Xinjiang asks Pompeo to stop spreading smears, rumors

Citizens take a selfie at a night fair held in Turpan, Northwest China's Xinjiang Uygur autonomous region, July 19, 2019. [Photo/Xinhua]

The Xinjiang Uygur autonomous region government said the United States Secretary of State Mike Pompeo's claims about family members of so-called Uygur activists in Xinjiang being "harassed", "imprisoned" or "detained" in the region were groundless. In a statement released during the weekend, it strongly urged Pompeo to immediately stop smearing and attacking Xinjiang with rumors.

On Nov 5, Pompeo said the US was deeply troubled about the situation of family members of so-called Uygur activists, including Ferkat Jawdut, Alfred Erkin, being unfairly treated or harassed by the Chinese government.

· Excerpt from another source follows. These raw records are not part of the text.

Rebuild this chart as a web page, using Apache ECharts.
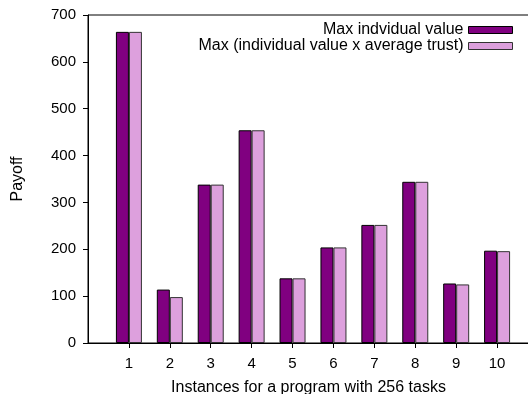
<!DOCTYPE html>
<html><head><meta charset="utf-8">
<script src="https://cdn.jsdelivr.net/npm/echarts@6/dist/echarts.min.js"></script>
<style>html,body{margin:0;padding:0;background:#fff}#c{width:528px;height:394px}</style>
</head><body><div id="c"></div>
<script>
var categories = [1, 2, 3, 4, 5, 6, 7, 8, 9, 10];
var maxIndividual = [664, 114, 338, 454, 138, 204, 252, 344, 127, 197];
var maxTrust = [664, 98, 338, 454, 138, 204, 252, 344, 125, 196];
var yTicks = [0, 100, 200, 300, 400, 500, 600, 700];
var seriesNames = ['Max indvidual value', 'Max (individual value x average trust)'];

var FONT = '"Liberation Sans", Arial, sans-serif';
function pairs(vals) { return categories.map(function (c, i) { return [c, vals[i]]; }); }

var chart = echarts.init(document.getElementById('c'));
chart.setOption({
  animation: false,
  backgroundColor: '#fff',
  textStyle: { fontFamily: FONT },
  grid: { left: 88, right: -1, top: 15, bottom: 51, show: true, borderColor: '#000', borderWidth: 1,
    outerBoundsMode: 'none', containLabel: false },
  legend: {
    orient: 'vertical', right: 10, top: 17, align: 'right',
    icon: 'rect', itemWidth: 44, itemHeight: 7, itemGap: 0,
    itemStyle: { borderWidth: 1 },
    textStyle: { fontSize: 16, color: '#000', fontFamily: FONT, lineHeight: 16 },
    data: seriesNames
  },
  xAxis: {
    type: 'value', min: 0, max: 10.78, interval: 1,
    name: 'Instances for a program with 256 tasks', nameLocation: 'middle', nameGap: 37,
    nameTextStyle: { fontSize: 16, color: '#000', fontFamily: FONT },
    axisLine: { show: true, lineStyle: { color: '#000', width: 1 } },
    axisTick: { show: true, length: 5, customValues: categories, lineStyle: { color: '#000' } },
    axisLabel: { fontSize: 15, color: '#000', margin: 13, customValues: categories, fontFamily: FONT },
    splitLine: { show: false }
  },
  yAxis: {
    type: 'value', min: 0, max: 700, interval: 100,
    name: 'Payoff', nameLocation: 'middle', nameGap: 62, nameRotate: 90,
    nameTextStyle: { fontSize: 16, color: '#000', fontFamily: FONT },
    axisLine: { show: true, lineStyle: { color: '#000', width: 1 } },
    axisTick: { show: true, length: 5, lineStyle: { color: '#000' } },
    axisLabel: { fontSize: 15, color: '#000', margin: 12, fontFamily: FONT,
      customValues: yTicks },
    splitLine: { show: false }
  },
  series: [
    { name: seriesNames[0], type: 'bar', data: pairs(maxIndividual), barWidth: 13, barGap: '0%',
      itemStyle: { color: '#800080', borderColor: '#000', borderWidth: 1 } },
    { name: seriesNames[1], type: 'bar', data: pairs(maxTrust), barWidth: 13, barGap: '0%',
      itemStyle: { color: '#DDA0DD', borderColor: '#333', borderWidth: 1 } }
  ]
});
</script></body></html>
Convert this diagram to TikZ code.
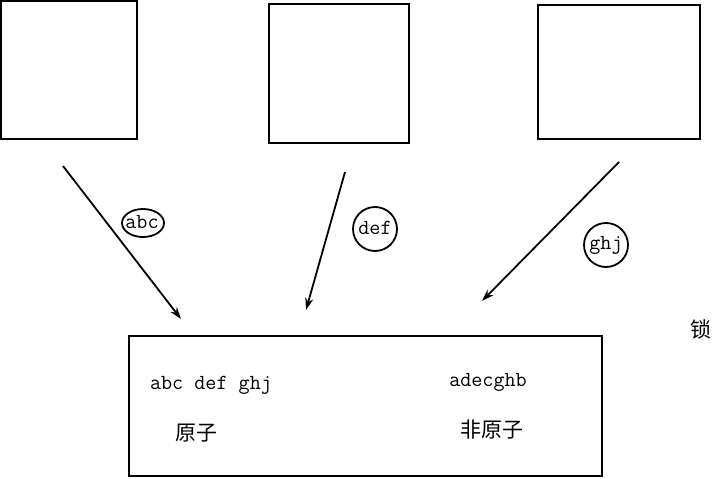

The fact was that both Furkhat and Alapat were members of the terrorist and separatist organization "World Uygur Congress", said the statement adding that Pompeo should quit backing the terrorist and separatist group "East Turkistan Islamic Movement" that aims to separate Xinjiang from China and have plotted a number of terrorist attacks in the region.

After meeting with Pompeo on Mar 26, Furkhat claimed his mother was moved to a prison from a vocational education and training center, which was set up to help those who were influenced by religious extremism and terrorism and were involved in minor criminal activities. However, Furkhat's mother was living a normal life at her home and was in contact with him from time to time, the statement added.

Alapat's mother, younger brother and younger sister were all living a normal life and his mother was not, as he had claimed, put into a "concentration camp" at the end of 2017. They were never detained, it added.

Pompeo also brought up the case of Zumrat Dawut, who he previously said was sent to a vocational education and training center by force. In October, Abduhelil Dawut, brother of Zumrat, said in a video that her sister was never sent to any center.

This time, Pompeo alleged that Zumrat's elderly father was reportedly detained and interrogated multiple times by Chinese authorities in Xinjiang and he recently passed away under unknown circumstances. Actually, Zumrat's father had been living with his children, and he had never been either "interrogated" or "detained". He died at the age of 80 in a hospital in October 2019 because of serious heart diseases, the statement from the Xinjiang regional government said.